WORK TO DO :: Repeat the data word for word. Do not include the pictures.
** BEGIN DATA EXCERPT **
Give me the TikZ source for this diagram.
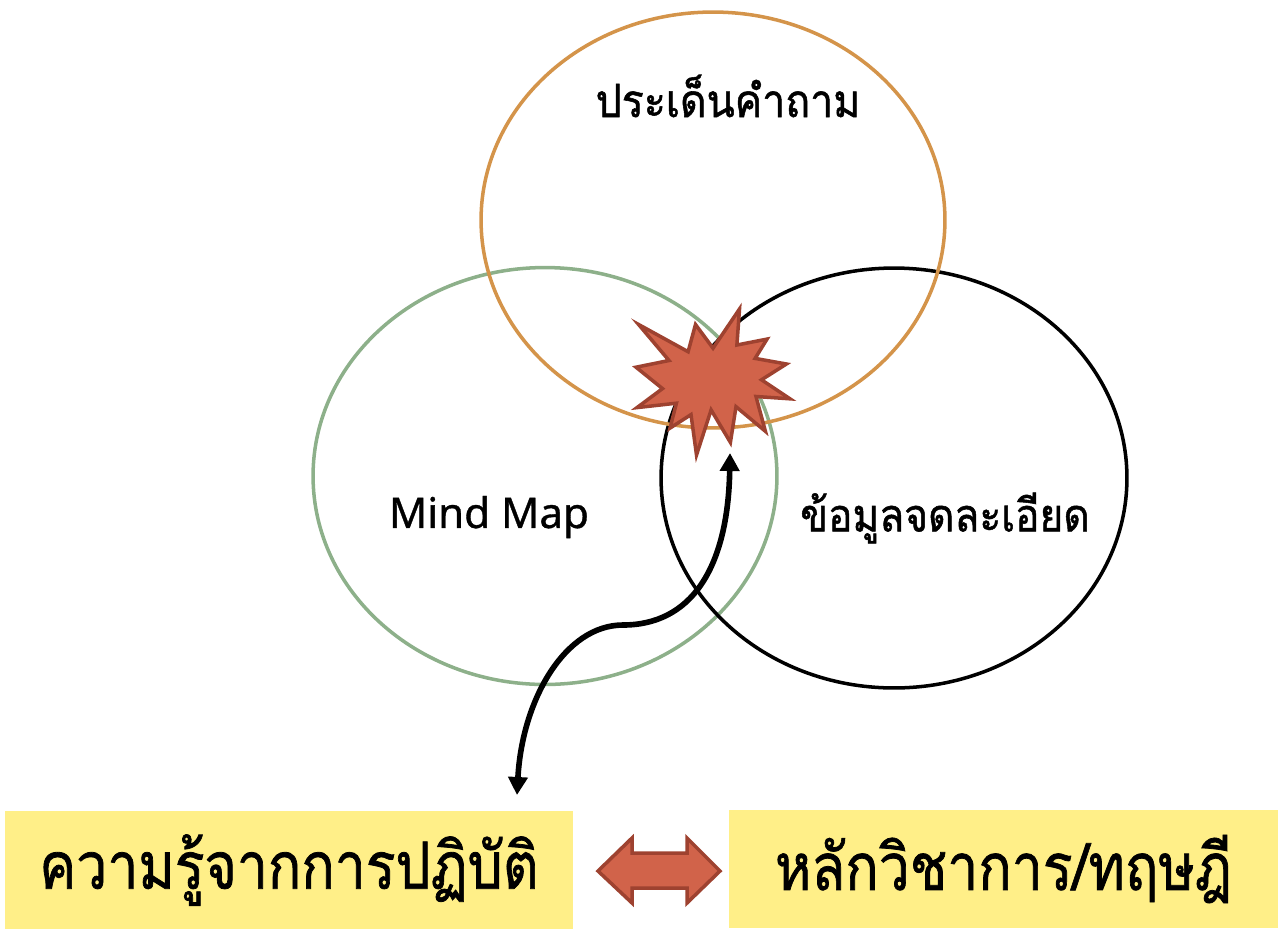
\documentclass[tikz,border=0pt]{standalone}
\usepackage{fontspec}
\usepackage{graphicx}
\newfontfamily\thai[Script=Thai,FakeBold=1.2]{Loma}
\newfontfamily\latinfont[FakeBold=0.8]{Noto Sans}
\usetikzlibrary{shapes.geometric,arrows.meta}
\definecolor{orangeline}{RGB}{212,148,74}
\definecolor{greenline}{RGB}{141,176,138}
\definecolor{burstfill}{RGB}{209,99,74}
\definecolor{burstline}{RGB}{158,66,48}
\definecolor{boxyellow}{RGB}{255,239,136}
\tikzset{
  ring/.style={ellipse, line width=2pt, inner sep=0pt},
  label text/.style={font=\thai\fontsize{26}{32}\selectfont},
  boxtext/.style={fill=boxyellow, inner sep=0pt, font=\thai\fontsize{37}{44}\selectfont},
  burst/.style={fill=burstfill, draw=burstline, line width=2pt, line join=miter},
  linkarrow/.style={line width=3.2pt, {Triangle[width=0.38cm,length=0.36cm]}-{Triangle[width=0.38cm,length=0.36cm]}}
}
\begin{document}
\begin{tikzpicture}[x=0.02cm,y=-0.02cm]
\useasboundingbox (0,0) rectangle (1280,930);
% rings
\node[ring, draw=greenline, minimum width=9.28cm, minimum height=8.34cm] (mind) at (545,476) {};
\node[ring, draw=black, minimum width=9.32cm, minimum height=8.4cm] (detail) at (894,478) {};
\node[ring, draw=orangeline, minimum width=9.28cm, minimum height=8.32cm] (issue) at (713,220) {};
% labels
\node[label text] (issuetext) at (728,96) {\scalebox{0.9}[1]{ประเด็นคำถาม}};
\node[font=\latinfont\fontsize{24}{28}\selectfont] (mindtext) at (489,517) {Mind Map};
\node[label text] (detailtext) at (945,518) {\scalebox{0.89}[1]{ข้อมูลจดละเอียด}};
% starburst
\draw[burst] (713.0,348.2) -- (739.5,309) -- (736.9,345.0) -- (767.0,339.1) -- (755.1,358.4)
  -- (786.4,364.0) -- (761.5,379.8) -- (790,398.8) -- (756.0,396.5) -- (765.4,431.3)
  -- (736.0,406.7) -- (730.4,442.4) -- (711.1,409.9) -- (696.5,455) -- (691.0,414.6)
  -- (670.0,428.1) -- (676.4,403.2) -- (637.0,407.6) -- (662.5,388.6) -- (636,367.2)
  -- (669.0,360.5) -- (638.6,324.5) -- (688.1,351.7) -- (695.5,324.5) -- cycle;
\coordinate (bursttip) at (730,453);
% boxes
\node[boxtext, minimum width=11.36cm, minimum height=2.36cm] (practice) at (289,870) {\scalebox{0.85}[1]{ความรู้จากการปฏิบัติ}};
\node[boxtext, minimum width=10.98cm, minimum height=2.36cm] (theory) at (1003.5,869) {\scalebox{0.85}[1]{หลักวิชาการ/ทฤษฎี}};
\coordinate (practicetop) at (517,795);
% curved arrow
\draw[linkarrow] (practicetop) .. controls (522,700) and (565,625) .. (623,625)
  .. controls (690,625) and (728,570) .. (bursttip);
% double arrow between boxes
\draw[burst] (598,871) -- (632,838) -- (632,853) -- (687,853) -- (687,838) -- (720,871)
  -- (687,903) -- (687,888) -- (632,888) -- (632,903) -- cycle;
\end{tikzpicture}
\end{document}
** END DATA EXCERPT **
SOLUTION TO THE EXERCISE ::
Give me the TikZ source for this diagram.
\documentclass[tikz,border=0pt]{standalone}
\usepackage{fontspec}
\usepackage{graphicx}
\newfontfamily\thai[Script=Thai,FakeBold=1.2]{Loma}
\newfontfamily\latinfont[FakeBold=0.8]{Noto Sans}
\usetikzlibrary{shapes.geometric,arrows.meta}
\definecolor{orangeline}{RGB}{212,148,74}
\definecolor{greenline}{RGB}{141,176,138}
\definecolor{burstfill}{RGB}{209,99,74}
\definecolor{burstline}{RGB}{158,66,48}
\definecolor{boxyellow}{RGB}{255,239,136}
\tikzset{
  ring/.style={ellipse, line width=2pt, inner sep=0pt},
  label text/.style={font=\thai\fontsize{26}{32}\selectfont},
  boxtext/.style={fill=boxyellow, inner sep=0pt, font=\thai\fontsize{37}{44}\selectfont},
  burst/.style={fill=burstfill, draw=burstline, line width=2pt, line join=miter},
  linkarrow/.style={line width=3.2pt, {Triangle[width=0.38cm,length=0.36cm]}-{Triangle[width=0.38cm,length=0.36cm]}}
}
\begin{document}
\begin{tikzpicture}[x=0.02cm,y=-0.02cm]
\useasboundingbox (0,0) rectangle (1280,930);
% rings
\node[ring, draw=greenline, minimum width=9.28cm, minimum height=8.34cm] (mind) at (545,476) {};
\node[ring, draw=black, minimum width=9.32cm, minimum height=8.4cm] (detail) at (894,478) {};
\node[ring, draw=orangeline, minimum width=9.28cm, minimum height=8.32cm] (issue) at (713,220) {};
% labels
\node[label text] (issuetext) at (728,96) {\scalebox{0.9}[1]{ประเด็นคำถาม}};
\node[font=\latinfont\fontsize{24}{28}\selectfont] (mindtext) at (489,517) {Mind Map};
\node[label text] (detailtext) at (945,518) {\scalebox{0.89}[1]{ข้อมูลจดละเอียด}};
% starburst
\draw[burst] (713.0,348.2) -- (739.5,309) -- (736.9,345.0) -- (767.0,339.1) -- (755.1,358.4)
  -- (786.4,364.0) -- (761.5,379.8) -- (790,398.8) -- (756.0,396.5) -- (765.4,431.3)
  -- (736.0,406.7) -- (730.4,442.4) -- (711.1,409.9) -- (696.5,455) -- (691.0,414.6)
  -- (670.0,428.1) -- (676.4,403.2) -- (637.0,407.6) -- (662.5,388.6) -- (636,367.2)
  -- (669.0,360.5) -- (638.6,324.5) -- (688.1,351.7) -- (695.5,324.5) -- cycle;
\coordinate (bursttip) at (730,453);
% boxes
\node[boxtext, minimum width=11.36cm, minimum height=2.36cm] (practice) at (289,870) {\scalebox{0.85}[1]{ความรู้จากการปฏิบัติ}};
\node[boxtext, minimum width=10.98cm, minimum height=2.36cm] (theory) at (1003.5,869) {\scalebox{0.85}[1]{หลักวิชาการ/ทฤษฎี}};
\coordinate (practicetop) at (517,795);
% curved arrow
\draw[linkarrow] (practicetop) .. controls (522,700) and (565,625) .. (623,625)
  .. controls (690,625) and (728,570) .. (bursttip);
% double arrow between boxes
\draw[burst] (598,871) -- (632,838) -- (632,853) -- (687,853) -- (687,838) -- (720,871)
  -- (687,903) -- (687,888) -- (632,888) -- (632,903) -- cycle;
\end{tikzpicture}
\end{document}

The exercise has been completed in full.